Fully Automatic Surface Defect Detection of CFRP Using Computer Vision and an Augmented YOLOv8 Model

Abstract

Fiber-reinforced polymers (FRPs) are indispensable in civil engineering owing to their high tensile strength, lightweight characteristics, and exceptional durability. Notably, carbon fiber-reinforced polymer (CFRP) concrete is distinguished by its superior mechanical properties and corrosion resistance. Despite these advantages, structural defects can arise at the CFRP-concrete interface, resulting in cracking and delamination that compromise structural integrity. Traditional defect detection methods encompass manual visual inspection and instrument-based detection utilizing physical signals. However, these approaches exhibit significant limitations in detection efficiency, identification accuracy, and cost-effectiveness.
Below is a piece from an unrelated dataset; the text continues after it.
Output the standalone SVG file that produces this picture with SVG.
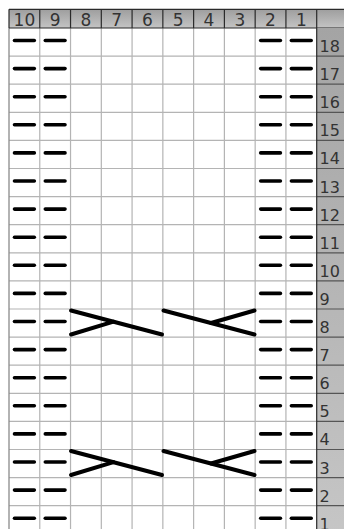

In light of this exigency, this study proposes a deep learning methodology for surface defect detection in CFRP concrete. This approach enhances the detection accuracy of the YOLOv8 model through the incorporation of a lightweight module (C2f-RVB-EMA) and the utilization of the Powerful-IoU loss function to compute overlap ratios, thereby augmenting the model’s generalization capabilities. The resultant model demonstrates commendable performance metrics including accuracy, recall, F1 score, mAP50, and mAP50-95, achieving values of 86.8%, 88.5%, 0.88, 87.9%, and 69.6%, respectively. Moreover, the compact size of the developed model, 6.2M, significantly mitigates computational overheads during both training and inference phases, rendering it amenable for deployment across various resource-constrained edge devices.